Write out each line from the data below that includes the word "this".

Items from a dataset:
· · ·
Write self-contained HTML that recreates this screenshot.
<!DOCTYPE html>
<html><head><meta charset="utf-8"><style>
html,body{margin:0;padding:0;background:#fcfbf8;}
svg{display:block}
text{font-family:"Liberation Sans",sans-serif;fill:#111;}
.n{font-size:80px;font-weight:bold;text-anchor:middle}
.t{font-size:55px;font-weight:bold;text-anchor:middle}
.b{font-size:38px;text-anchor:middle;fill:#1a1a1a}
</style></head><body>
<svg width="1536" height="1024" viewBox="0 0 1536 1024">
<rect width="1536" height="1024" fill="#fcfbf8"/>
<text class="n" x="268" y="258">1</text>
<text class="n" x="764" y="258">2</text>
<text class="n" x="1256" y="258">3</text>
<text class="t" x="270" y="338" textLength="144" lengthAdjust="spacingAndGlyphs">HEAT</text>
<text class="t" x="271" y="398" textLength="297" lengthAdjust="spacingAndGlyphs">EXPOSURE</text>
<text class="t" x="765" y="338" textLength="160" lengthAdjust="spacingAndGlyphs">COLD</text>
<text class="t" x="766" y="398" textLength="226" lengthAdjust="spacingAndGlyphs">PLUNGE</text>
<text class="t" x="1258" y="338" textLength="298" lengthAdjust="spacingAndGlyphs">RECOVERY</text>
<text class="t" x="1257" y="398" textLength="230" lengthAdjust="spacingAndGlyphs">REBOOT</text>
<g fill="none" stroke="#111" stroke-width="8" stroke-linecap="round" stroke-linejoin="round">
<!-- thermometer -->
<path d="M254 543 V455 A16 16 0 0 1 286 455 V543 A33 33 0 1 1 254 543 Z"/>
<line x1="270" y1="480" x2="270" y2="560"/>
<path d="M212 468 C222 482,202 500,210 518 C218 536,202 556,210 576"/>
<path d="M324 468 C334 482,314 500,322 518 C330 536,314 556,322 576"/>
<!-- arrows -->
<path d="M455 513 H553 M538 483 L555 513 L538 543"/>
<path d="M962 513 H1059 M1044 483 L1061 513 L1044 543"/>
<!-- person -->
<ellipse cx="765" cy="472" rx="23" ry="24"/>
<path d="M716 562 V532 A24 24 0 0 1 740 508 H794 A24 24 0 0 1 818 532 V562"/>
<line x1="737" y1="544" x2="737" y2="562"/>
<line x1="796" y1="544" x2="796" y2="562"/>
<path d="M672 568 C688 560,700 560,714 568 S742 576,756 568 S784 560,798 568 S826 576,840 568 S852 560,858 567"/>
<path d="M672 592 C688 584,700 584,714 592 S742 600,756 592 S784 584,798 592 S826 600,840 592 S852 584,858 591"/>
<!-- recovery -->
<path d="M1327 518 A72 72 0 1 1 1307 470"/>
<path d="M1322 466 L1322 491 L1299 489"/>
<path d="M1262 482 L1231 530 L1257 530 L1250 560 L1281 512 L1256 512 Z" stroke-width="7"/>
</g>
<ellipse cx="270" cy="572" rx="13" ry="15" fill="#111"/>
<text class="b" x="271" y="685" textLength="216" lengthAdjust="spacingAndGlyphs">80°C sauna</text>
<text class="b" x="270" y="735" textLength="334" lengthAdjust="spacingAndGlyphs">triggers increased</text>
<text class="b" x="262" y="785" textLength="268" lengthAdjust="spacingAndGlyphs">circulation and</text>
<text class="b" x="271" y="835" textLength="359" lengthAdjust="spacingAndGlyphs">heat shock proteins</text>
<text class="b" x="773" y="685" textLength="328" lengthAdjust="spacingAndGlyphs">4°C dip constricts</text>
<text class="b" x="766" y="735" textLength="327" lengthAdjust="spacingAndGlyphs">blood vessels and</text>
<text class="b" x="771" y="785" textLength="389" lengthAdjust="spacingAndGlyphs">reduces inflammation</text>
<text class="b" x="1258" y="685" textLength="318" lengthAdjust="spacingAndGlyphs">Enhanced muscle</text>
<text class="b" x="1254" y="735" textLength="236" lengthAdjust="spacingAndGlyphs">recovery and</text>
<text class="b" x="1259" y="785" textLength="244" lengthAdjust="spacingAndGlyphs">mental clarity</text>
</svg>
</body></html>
· · ·
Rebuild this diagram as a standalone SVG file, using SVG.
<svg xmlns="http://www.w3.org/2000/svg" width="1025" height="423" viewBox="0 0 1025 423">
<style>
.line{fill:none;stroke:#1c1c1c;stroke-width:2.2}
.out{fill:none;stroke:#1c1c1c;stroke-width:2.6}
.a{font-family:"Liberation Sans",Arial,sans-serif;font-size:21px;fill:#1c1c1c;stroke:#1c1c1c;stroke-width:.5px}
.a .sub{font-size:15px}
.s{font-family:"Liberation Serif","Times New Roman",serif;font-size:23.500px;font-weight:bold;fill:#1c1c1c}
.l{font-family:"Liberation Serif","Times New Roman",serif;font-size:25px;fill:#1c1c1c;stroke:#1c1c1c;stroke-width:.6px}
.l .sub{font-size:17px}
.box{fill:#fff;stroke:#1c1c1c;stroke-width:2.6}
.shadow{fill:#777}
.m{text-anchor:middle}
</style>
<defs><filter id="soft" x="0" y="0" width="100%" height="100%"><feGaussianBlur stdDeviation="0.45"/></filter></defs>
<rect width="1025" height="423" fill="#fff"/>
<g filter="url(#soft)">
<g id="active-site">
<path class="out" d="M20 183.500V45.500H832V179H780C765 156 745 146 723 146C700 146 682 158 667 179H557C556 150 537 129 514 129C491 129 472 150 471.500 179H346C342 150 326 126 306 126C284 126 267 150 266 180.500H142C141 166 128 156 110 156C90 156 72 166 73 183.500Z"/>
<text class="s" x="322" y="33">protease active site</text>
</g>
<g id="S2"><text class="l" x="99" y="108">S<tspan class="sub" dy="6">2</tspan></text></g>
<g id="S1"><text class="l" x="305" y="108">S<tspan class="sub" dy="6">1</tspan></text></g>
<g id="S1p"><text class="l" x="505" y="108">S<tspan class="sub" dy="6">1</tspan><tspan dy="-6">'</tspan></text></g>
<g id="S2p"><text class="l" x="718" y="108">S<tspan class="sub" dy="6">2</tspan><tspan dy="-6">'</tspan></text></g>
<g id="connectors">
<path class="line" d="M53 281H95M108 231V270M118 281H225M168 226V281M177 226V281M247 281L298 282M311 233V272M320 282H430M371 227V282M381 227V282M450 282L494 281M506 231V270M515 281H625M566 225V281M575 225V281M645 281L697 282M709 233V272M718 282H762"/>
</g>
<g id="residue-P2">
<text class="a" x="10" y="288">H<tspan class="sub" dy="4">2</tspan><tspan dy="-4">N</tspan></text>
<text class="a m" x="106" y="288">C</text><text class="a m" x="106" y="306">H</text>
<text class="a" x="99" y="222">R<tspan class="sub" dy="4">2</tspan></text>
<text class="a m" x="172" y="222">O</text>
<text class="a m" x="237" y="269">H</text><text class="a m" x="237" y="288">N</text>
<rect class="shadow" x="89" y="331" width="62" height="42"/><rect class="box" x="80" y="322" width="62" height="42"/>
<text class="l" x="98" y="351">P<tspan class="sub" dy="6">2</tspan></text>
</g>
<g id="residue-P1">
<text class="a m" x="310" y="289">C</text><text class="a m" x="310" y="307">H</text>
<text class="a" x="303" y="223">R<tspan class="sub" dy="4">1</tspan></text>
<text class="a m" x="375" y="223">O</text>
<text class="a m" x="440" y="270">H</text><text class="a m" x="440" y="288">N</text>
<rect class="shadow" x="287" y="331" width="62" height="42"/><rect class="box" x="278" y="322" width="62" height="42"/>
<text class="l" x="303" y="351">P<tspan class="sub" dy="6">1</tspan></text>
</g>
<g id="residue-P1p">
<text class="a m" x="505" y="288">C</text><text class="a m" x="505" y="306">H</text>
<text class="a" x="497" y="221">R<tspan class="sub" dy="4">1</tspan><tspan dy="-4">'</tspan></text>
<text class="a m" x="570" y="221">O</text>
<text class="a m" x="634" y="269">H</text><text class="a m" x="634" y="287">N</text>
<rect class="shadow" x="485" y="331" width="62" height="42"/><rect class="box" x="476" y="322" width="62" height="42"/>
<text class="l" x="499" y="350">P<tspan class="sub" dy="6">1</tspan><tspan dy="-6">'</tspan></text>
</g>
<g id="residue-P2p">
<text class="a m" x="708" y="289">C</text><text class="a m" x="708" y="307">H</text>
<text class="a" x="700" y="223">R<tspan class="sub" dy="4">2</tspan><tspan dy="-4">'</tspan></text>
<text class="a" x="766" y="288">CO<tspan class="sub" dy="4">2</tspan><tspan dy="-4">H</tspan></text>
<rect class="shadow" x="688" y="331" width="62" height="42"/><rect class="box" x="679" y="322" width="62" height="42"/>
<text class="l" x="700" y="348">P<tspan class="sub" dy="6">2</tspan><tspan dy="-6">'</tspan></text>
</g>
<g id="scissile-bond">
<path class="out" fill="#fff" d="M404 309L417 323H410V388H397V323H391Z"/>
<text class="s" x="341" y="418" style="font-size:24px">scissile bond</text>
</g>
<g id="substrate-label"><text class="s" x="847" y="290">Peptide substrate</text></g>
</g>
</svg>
· · ·
ANSWER TO THE PROBLEM.
Write self-contained HTML that recreates this screenshot.
Rebuild this diagram as a standalone SVG file, using SVG.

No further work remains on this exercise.